Não se pode sair de casa sem deparar com um. Nas cidades de Portugal, grassam grunhos às manadas e matilhas. Longe vão os tempos em que se restringiam às matinées do Politeama. Há muito que invadiram os próprios palácios da alta cultura. Hirsutos e rotundos, loquazes e extremamente afectuosos, os grunhos são o pessoal da almoçarada e do «estás-mesmo-bom?».
Para quem tem chá, são a definição axiomática do gajo. Para que não tem, são para além de gajos, porreiros. Quando alguém diz que alguém é um gajo porreiro, devia acender-se no tablier mental de qualquer indivíduo avisado, em grandes letras luminosas: «ACHTUNG! GRUNHO"». Outras descrições perigosas são: «Tens de conhecer o Messias - é o sal da terra» ou «É um diamante em bruto» ou «É um bocado tosco, mas é uma jóia».
Os grunhos estão sempre bem dispostos e nunca sofrem, porque faz parte da ontologia do gruno não ter vida interior. Num restaurante de Lisboa, poucos dias depois do acidente de Chernobyl, ouvia-se um grunho a perguntar ao criado, enquanto abafava grossas gargalhadas: «Ouça lá - este cherne é fresco ou é "óbil"?. Veja lá - é que no outro dia serviram-me umas lulas tão radioactivas que bastava mexer-lhes nas patas para apanhar o FM da Renascença!».

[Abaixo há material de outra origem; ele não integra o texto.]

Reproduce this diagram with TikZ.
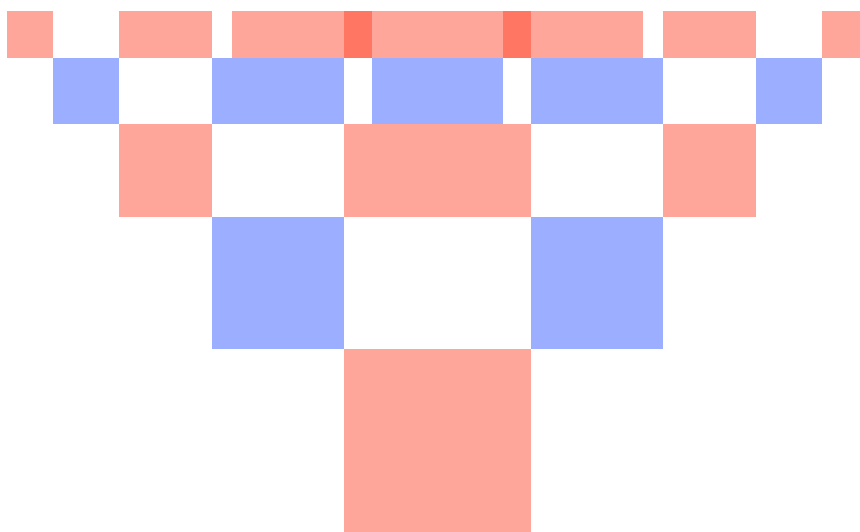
\documentclass[tikz,border=0pt]{standalone}
\definecolor{sqred}{RGB}{255,62,34}
\definecolor{sqblue}{RGB}{38,79,255}
\begin{document}
\begin{tikzpicture}[line join=round,line cap=round]
	\tikzset{redsq/.style={fill=sqred,fill opacity=.46},
		bluesq/.style={fill=sqblue,fill opacity=.46}}
	\def\xmin{-9.383} \def\xmax{9.062}
	\def\ymin{-3.91} \def\ymax{7.479}
	\useasboundingbox (\xmin,\ymin) rectangle (\xmax,\ymax);
	
	\begin{scope}
		\clip (\xmin,\ymin) rectangle (\xmax,\ymax);
		% --- Level 0 ---
		\fill[redsq] (-2,-4) rectangle (2,0);
		
		% --- Level 1 (side 4/sqrt2) ---
		\foreach \a in {-4.8284,2}
		\fill[bluesq] (\a,0) rectangle ++(2.8284,2.8284);
		
		% --- Level 2 ---
		\foreach \a in {-6.8284,-2,0,4.8284}
		\fill[redsq] (\a,2.8284) rectangle ++(2,2);
		
		% --- Level 3 ---
		\foreach \a in {-8.2426,-4.8284,-3.4142,0,-1.4142,2,3.4142,6.8284}
		\fill[bluesq] (\a,4.8284) rectangle ++(1.4142,1.4142);
		
		% --- Level 4 (overlaps come out darker) ---
		\foreach \a in {-9.2426,-6.8284,-5.8284,-3.4142,-4.4142,-2,-1,1.4142,-2.4142,0,1,3.4142,2.4142,4.8284,5.8284,8.2426}
		\fill[redsq] (\a,6.2426) rectangle ++(1,1);
	\end{scope}
\end{tikzpicture}
\end{document}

São os grunhos que inventam as «últimas anedotas» que se supõem irrefutável do génio humorístico português. As anedotas são as maneiras deles se sentirem superiores a alguém. Depois de as contarem, explicam-nas até à exaustão («Cherne é óbil, Chernobyl, estás a ver? Foi aquele sítio lá na Rússia onde rebentou uma bomba nuclear, ou lá o que é»). Passada uma semana, contam-nas novamente.
Que mais coisas faz um grunho? Coloca o saquinho vazio do açúcar entre a chávena da bica e o pires (porque o asseio dos grunhos é mais objectivo que pessoal). No cozido à portuguesa, prefere aquelas partes do porco mais facilmente identificáveis. Os bifes são sempre comidos muito bem passados. Compra livros como O Erotismo no Cinema, revista como a Photo e L'Echo des Savane (BD com «gajas nuas») e julga que a literatura mundial atinge o grau máximo de complexidade filosófica com Milan Kundera."